◆ Dataset excerpt:
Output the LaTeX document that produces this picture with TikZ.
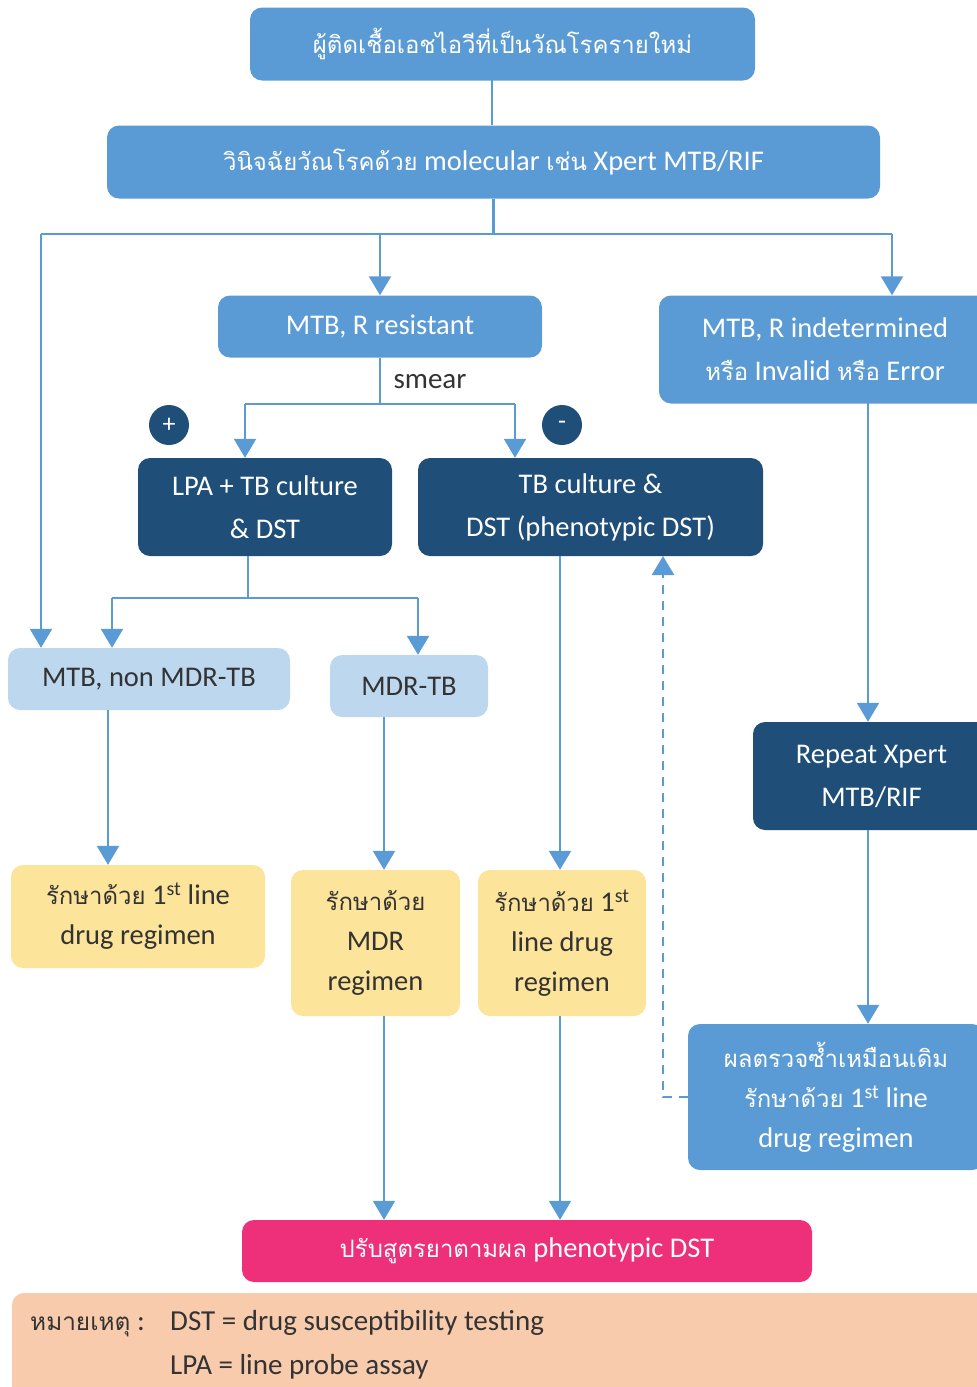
\documentclass[tikz,border=0pt]{standalone}
\usepackage{fontspec}
\setmainfont{Carlito}
\newfontfamily\thai[Script=Thai,Scale=0.84]{Loma}
\usetikzlibrary{arrows.meta}
\definecolor{cMid}{HTML}{5B9BD5}
\definecolor{cNavy}{HTML}{1F4E79}
\definecolor{cLight}{HTML}{BDD7EE}
\definecolor{cYel}{HTML}{FCE49A}
\definecolor{cPink}{HTML}{EE307A}
\definecolor{cPeach}{HTML}{F8CBAD}
\definecolor{cText}{HTML}{333333}
\tikzset{
  box/.style={rounded corners=12pt, inner sep=0pt, align=center, text=white,
    font=\fontsize{28.5}{43}\selectfont},
  midbox/.style={box, fill=cMid},
  navybox/.style={box, fill=cNavy},
  lightbox/.style={box, fill=cLight, text=cText},
  yelbox/.style={box, fill=cYel, text=cText, font=\fontsize{28.5}{40}\selectfont},
  pinkbox/.style={box, fill=cPink},
  notetext/.style={anchor=base west, text=cText, font=\fontsize{29}{29}\selectfont, inner sep=0pt},
  link/.style={draw=cMid, line width=2.3pt},
  arr/.style={link, -{Triangle[width=22pt,length=19pt]}},
  darr/.style={arr, dashed, dash pattern=on 9pt off 7pt},
  sign/.style={circle, fill=cNavy, text=white, minimum size=40pt, inner sep=0pt,
    font=\fontsize{26}{26}\selectfont},
}
\begin{document}
\begin{tikzpicture}[x=1pt,y=-1pt]
\useasboundingbox (0,0) rectangle (977,1387);
% boxes
\node[midbox, minimum width=505pt, minimum height=73pt] (top) at (502.5,44)
  {\thai ผู้ติดเชื้อเอชไอวีที่เป็นวัณโรครายใหม่};
\node[midbox, minimum width=773pt, minimum height=73pt] (mol) at (493.5,162)
  {{\thai วินิจฉัยวัณโรคด้วย} molecular {\thai เช่น} Xpert MTB/RIF};
\node[midbox, minimum width=324pt, minimum height=62pt] (resist) at (380,326.5)
  {MTB, R resistant};
\node[midbox, minimum width=332pt, minimum height=108pt] (indet) at (825,349.5)
  {MTB, R indetermined\\{\thai หรือ} Invalid {\thai หรือ} Error};
\node[navybox, minimum width=254pt, minimum height=98pt] (lpa) at (265,507)
  {LPA + TB culture\\\& DST};
\node[navybox, minimum width=345pt, minimum height=98pt] (tbc) at (590.5,507)
  {TB culture \&\\DST (phenotypic DST)};
\node[lightbox, minimum width=282pt, minimum height=62pt] (nonmdr) at (149,679)
  {MTB, non MDR-TB};
\node[lightbox, minimum width=158pt, minimum height=62pt] (mdr) at (409,686)
  {MDR-TB};
\node[yelbox, minimum width=254pt, minimum height=103pt] (y1) at (138,916.5)
  {{\thai รักษาด้วย} 1\textsuperscript{st} line\\drug regimen};
\node[yelbox, minimum width=169pt, minimum height=146pt] (y2) at (375.5,943)
  {{\thai รักษาด้วย}\\MDR\\regimen};
\node[yelbox, minimum width=168pt, minimum height=146pt] (y3) at (562,943)
  {{\thai รักษาด้วย} 1\textsuperscript{st}\\line drug\\regimen};
\node[navybox, minimum width=237pt, minimum height=108pt] (rep) at (871.5,776)
  {Repeat Xpert\\MTB/RIF};
\node[midbox, minimum width=296pt, minimum height=146pt, font=\fontsize{28.5}{40}\selectfont] (res) at (836,1097)
  {{\thai ผลตรวจซ้ำเหมือนเดิม}\\{\thai รักษาด้วย} 1\textsuperscript{st} line\\drug regimen};
\node[pinkbox, minimum width=570pt, minimum height=62pt] (pink) at (527,1251)
  {{\thai ปรับสูตรยาตามผล} phenotypic DST};
\node[box, fill=cPeach, minimum width=988pt, minimum height=107pt] (note) at (506,1346.5) {};
\node[notetext] (notek) at (30,1330) {{\thai หมายเหตุ} :};
\node[notetext] (note1) at (170,1330) {DST = drug susceptibility testing};
\node[notetext] (note2) at (170,1374) {LPA = line probe assay};
% signs and label
\node[sign] (plus) at (169,425) {+};
\node[sign] (minus) at (562,425) {-};
\node[text=cText, font=\fontsize{29}{29}\selectfont, inner sep=0pt] (smear) at (430,382) {smear};
% coordinates
\coordinate (topO) at (492,80);
\coordinate (busL) at (41,234);
\coordinate (busM) at (380,234);
\coordinate (busR) at (892,234);
\coordinate (smL) at (245,404);
\coordinate (smR) at (515,404);
\coordinate (lpaO) at (248,556);
\coordinate (lpaJ) at (248,598);
\coordinate (lpaL) at (112,598);
\coordinate (lpaR) at (418,598);
\coordinate (nmO) at (108,710);
\coordinate (mdrO) at (384,717);
\coordinate (tbcO) at (560,556);
\coordinate (indO) at (868,403);
\coordinate (repO) at (868,830);
\coordinate (y2O) at (384,1016);
\coordinate (y3O) at (560,1016);
\coordinate (dtop) at (663,556);
% connectors
\draw[link] (topO) -- (topO |- mol.north);
\draw[link] (mol.south) -- (mol.south |- busL);
\draw[link] (busL) -- (busR);
\draw[arr] (busL) -- (busL |- nonmdr.north);
\draw[arr] (busM) -- (resist.north);
\draw[arr] (busR) -- (busR |- indet.north);
\draw[link] (resist.south) -- (resist.south |- smL);
\draw[link] (smL) -- (smR);
\draw[arr] (smL) -- (smL |- lpa.north);
\draw[arr] (smR) -- (smR |- tbc.north);
\draw[link] (lpaO) -- (lpaJ);
\draw[link] (lpaL) -- (lpaR);
\draw[arr] (lpaL) -- (lpaL |- nonmdr.north);
\draw[arr] (lpaR) -- (lpaR |- mdr.north);
\draw[arr] (nmO) -- (nmO |- y1.north);
\draw[arr] (mdrO) -- (mdrO |- y2.north);
\draw[arr] (tbcO) -- (tbcO |- y3.north);
\draw[arr] (indO) -- (indO |- rep.north);
\draw[arr] (repO) -- (repO |- res.north);
\draw[arr] (y2O) -- (y2O |- pink.north);
\draw[arr] (y3O) -- (y3O |- pink.north);
\draw[darr] (res.west) -| (dtop);
\end{tikzpicture}
\end{document}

◆ Problem details:
Set down all the data again exactly as above, pictures excluded.

◆ Result of this task:
Output the LaTeX document that produces this picture with TikZ.
\documentclass[tikz,border=0pt]{standalone}
\usepackage{fontspec}
\setmainfont{Carlito}
\newfontfamily\thai[Script=Thai,Scale=0.84]{Loma}
\usetikzlibrary{arrows.meta}
\definecolor{cMid}{HTML}{5B9BD5}
\definecolor{cNavy}{HTML}{1F4E79}
\definecolor{cLight}{HTML}{BDD7EE}
\definecolor{cYel}{HTML}{FCE49A}
\definecolor{cPink}{HTML}{EE307A}
\definecolor{cPeach}{HTML}{F8CBAD}
\definecolor{cText}{HTML}{333333}
\tikzset{
  box/.style={rounded corners=12pt, inner sep=0pt, align=center, text=white,
    font=\fontsize{28.5}{43}\selectfont},
  midbox/.style={box, fill=cMid},
  navybox/.style={box, fill=cNavy},
  lightbox/.style={box, fill=cLight, text=cText},
  yelbox/.style={box, fill=cYel, text=cText, font=\fontsize{28.5}{40}\selectfont},
  pinkbox/.style={box, fill=cPink},
  notetext/.style={anchor=base west, text=cText, font=\fontsize{29}{29}\selectfont, inner sep=0pt},
  link/.style={draw=cMid, line width=2.3pt},
  arr/.style={link, -{Triangle[width=22pt,length=19pt]}},
  darr/.style={arr, dashed, dash pattern=on 9pt off 7pt},
  sign/.style={circle, fill=cNavy, text=white, minimum size=40pt, inner sep=0pt,
    font=\fontsize{26}{26}\selectfont},
}
\begin{document}
\begin{tikzpicture}[x=1pt,y=-1pt]
\useasboundingbox (0,0) rectangle (977,1387);
% boxes
\node[midbox, minimum width=505pt, minimum height=73pt] (top) at (502.5,44)
  {\thai ผู้ติดเชื้อเอชไอวีที่เป็นวัณโรครายใหม่};
\node[midbox, minimum width=773pt, minimum height=73pt] (mol) at (493.5,162)
  {{\thai วินิจฉัยวัณโรคด้วย} molecular {\thai เช่น} Xpert MTB/RIF};
\node[midbox, minimum width=324pt, minimum height=62pt] (resist) at (380,326.5)
  {MTB, R resistant};
\node[midbox, minimum width=332pt, minimum height=108pt] (indet) at (825,349.5)
  {MTB, R indetermined\\{\thai หรือ} Invalid {\thai หรือ} Error};
\node[navybox, minimum width=254pt, minimum height=98pt] (lpa) at (265,507)
  {LPA + TB culture\\\& DST};
\node[navybox, minimum width=345pt, minimum height=98pt] (tbc) at (590.5,507)
  {TB culture \&\\DST (phenotypic DST)};
\node[lightbox, minimum width=282pt, minimum height=62pt] (nonmdr) at (149,679)
  {MTB, non MDR-TB};
\node[lightbox, minimum width=158pt, minimum height=62pt] (mdr) at (409,686)
  {MDR-TB};
\node[yelbox, minimum width=254pt, minimum height=103pt] (y1) at (138,916.5)
  {{\thai รักษาด้วย} 1\textsuperscript{st} line\\drug regimen};
\node[yelbox, minimum width=169pt, minimum height=146pt] (y2) at (375.5,943)
  {{\thai รักษาด้วย}\\MDR\\regimen};
\node[yelbox, minimum width=168pt, minimum height=146pt] (y3) at (562,943)
  {{\thai รักษาด้วย} 1\textsuperscript{st}\\line drug\\regimen};
\node[navybox, minimum width=237pt, minimum height=108pt] (rep) at (871.5,776)
  {Repeat Xpert\\MTB/RIF};
\node[midbox, minimum width=296pt, minimum height=146pt, font=\fontsize{28.5}{40}\selectfont] (res) at (836,1097)
  {{\thai ผลตรวจซ้ำเหมือนเดิม}\\{\thai รักษาด้วย} 1\textsuperscript{st} line\\drug regimen};
\node[pinkbox, minimum width=570pt, minimum height=62pt] (pink) at (527,1251)
  {{\thai ปรับสูตรยาตามผล} phenotypic DST};
\node[box, fill=cPeach, minimum width=988pt, minimum height=107pt] (note) at (506,1346.5) {};
\node[notetext] (notek) at (30,1330) {{\thai หมายเหตุ} :};
\node[notetext] (note1) at (170,1330) {DST = drug susceptibility testing};
\node[notetext] (note2) at (170,1374) {LPA = line probe assay};
% signs and label
\node[sign] (plus) at (169,425) {+};
\node[sign] (minus) at (562,425) {-};
\node[text=cText, font=\fontsize{29}{29}\selectfont, inner sep=0pt] (smear) at (430,382) {smear};
% coordinates
\coordinate (topO) at (492,80);
\coordinate (busL) at (41,234);
\coordinate (busM) at (380,234);
\coordinate (busR) at (892,234);
\coordinate (smL) at (245,404);
\coordinate (smR) at (515,404);
\coordinate (lpaO) at (248,556);
\coordinate (lpaJ) at (248,598);
\coordinate (lpaL) at (112,598);
\coordinate (lpaR) at (418,598);
\coordinate (nmO) at (108,710);
\coordinate (mdrO) at (384,717);
\coordinate (tbcO) at (560,556);
\coordinate (indO) at (868,403);
\coordinate (repO) at (868,830);
\coordinate (y2O) at (384,1016);
\coordinate (y3O) at (560,1016);
\coordinate (dtop) at (663,556);
% connectors
\draw[link] (topO) -- (topO |- mol.north);
\draw[link] (mol.south) -- (mol.south |- busL);
\draw[link] (busL) -- (busR);
\draw[arr] (busL) -- (busL |- nonmdr.north);
\draw[arr] (busM) -- (resist.north);
\draw[arr] (busR) -- (busR |- indet.north);
\draw[link] (resist.south) -- (resist.south |- smL);
\draw[link] (smL) -- (smR);
\draw[arr] (smL) -- (smL |- lpa.north);
\draw[arr] (smR) -- (smR |- tbc.north);
\draw[link] (lpaO) -- (lpaJ);
\draw[link] (lpaL) -- (lpaR);
\draw[arr] (lpaL) -- (lpaL |- nonmdr.north);
\draw[arr] (lpaR) -- (lpaR |- mdr.north);
\draw[arr] (nmO) -- (nmO |- y1.north);
\draw[arr] (mdrO) -- (mdrO |- y2.north);
\draw[arr] (tbcO) -- (tbcO |- y3.north);
\draw[arr] (indO) -- (indO |- rep.north);
\draw[arr] (repO) -- (repO |- res.north);
\draw[arr] (y2O) -- (y2O |- pink.north);
\draw[arr] (y3O) -- (y3O |- pink.north);
\draw[darr] (res.west) -| (dtop);
\end{tikzpicture}
\end{document}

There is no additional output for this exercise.